Exercise aim: Leaving the pictures out, print the lines from the first line of the listing through the line containing "const colors = categories.map(c", exactly as they read, and no others.

Data segment:

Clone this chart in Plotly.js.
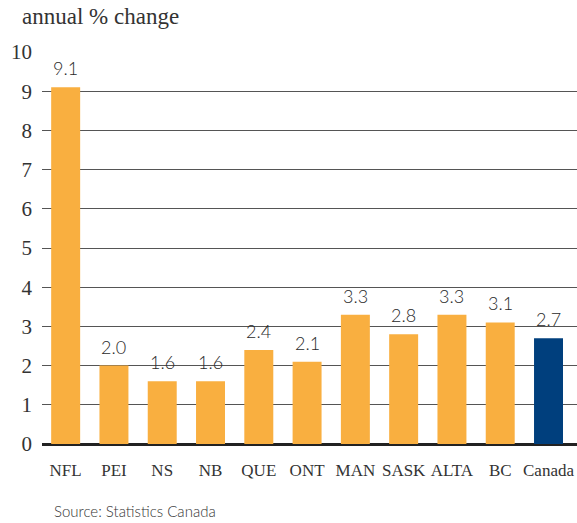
<!DOCTYPE html>
<html>
<head>
<meta charset="utf-8">
<script src="https://cdn.plot.ly/plotly-3.0.1.min.js"></script>
<style>html,body{margin:0;padding:0;background:#fff;}#chart{width:577px;height:523px;}</style>
</head>
<body>
<div id="chart"></div>
<script>
const categories = ["NFL","PEI","NS","NB","QUE","ONT","MAN","SASK","ALTA","BC","Canada"];
const values = [9.1, 2.0, 1.6, 1.6, 2.4, 2.1, 3.3, 2.8, 3.3, 3.1, 2.7];
const labels = ["9.1","2.0","1.6","1.6","2.4","2.1","3.3","2.8","3.3","3.1","2.7"];
const yTicks = [0,1,2,3,4,5,6,7,8,9,10];

const orange = "#F9AF40";
const blue = "#003F7D";
const colors = categories.map(c => c === "Canada" ? blue : orange);

const trace = {
  type: "bar",
  x: categories,
  y: values,
  marker: {color: colors, line: {width: 0}},
  hoverinfo: "skip"
};

const annotations = categories.map((c, i) => ({
  x: c, y: values[i], text: labels[i], showarrow: false,
  xanchor: "center", yanchor: "bottom", yshift: 6,
  font: {family: "Lato, 'DejaVu Sans', sans-serif", size: 18, color: "#2a2a2a", weight: 300}
}));
annotations.push({
  xref: "paper", yref: "paper", x: -22/535, y: 1, yshift: 21, xanchor: "left", yanchor: "bottom",
  text: "annual % change", showarrow: false,
  font: {family: "'Liberation Serif', serif", size: 23, color: "#333"}
});
annotations.push({
  xref: "paper", yref: "paper", x: 10/535, y: 0, yshift: -56, xanchor: "left", yanchor: "top",
  text: "Source: Statistics Canada", showarrow: false,
  font: {family: "Lato, 'DejaVu Sans', sans-serif", size: 15, color: "#333", weight: 300}
});

const layout = {
  width: 577, height: 523,
  margin: {l: 42, r: 0, t: 52, b: 79},
  paper_bgcolor: "#fff", plot_bgcolor: "#fff",
  showlegend: false,
  bargap: 0.4,
  xaxis: {
    range: [-0.49, 10.59],
    showgrid: false, zeroline: false, showline: false,
    ticks: "", ticklabelstandoff: 14,
    tickfont: {family: "'Liberation Serif', serif", size: 17, color: "#333"},
    fixedrange: true
  },
  yaxis: {
    range: [0, 10],
    tickvals: yTicks,
    ticktext: yTicks.map(String),
    showgrid: true, gridcolor: "#555", gridwidth: 1,
    zeroline: true, zerolinecolor: "#222", zerolinewidth: 3,
    showline: false, ticks: "", ticklabelstandoff: 9,
    tickfont: {family: "'Liberation Serif', serif", size: 21, color: "#333"},
    fixedrange: true
  },
  annotations: annotations
};

Plotly.newPlot("chart", [trace], layout, {displayModeBar: false, staticPlot: true});
</script>
</body>
</html>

Written answer:
Clone this chart in Plotly.js.
<!DOCTYPE html>
<html>
<head>
<meta charset="utf-8">
<script src="https://cdn.plot.ly/plotly-3.0.1.min.js"></script>
<style>html,body{margin:0;padding:0;background:#fff;}#chart{width:577px;height:523px;}</style>
</head>
<body>
<div id="chart"></div>
<script>
const categories = ["NFL","PEI","NS","NB","QUE","ONT","MAN","SASK","ALTA","BC","Canada"];
const values = [9.1, 2.0, 1.6, 1.6, 2.4, 2.1, 3.3, 2.8, 3.3, 3.1, 2.7];
const labels = ["9.1","2.0","1.6","1.6","2.4","2.1","3.3","2.8","3.3","3.1","2.7"];
const yTicks = [0,1,2,3,4,5,6,7,8,9,10];

const orange = "#F9AF40";
const blue = "#003F7D";
const colors = categories.map(c => c === "Canada" ? blue : orange);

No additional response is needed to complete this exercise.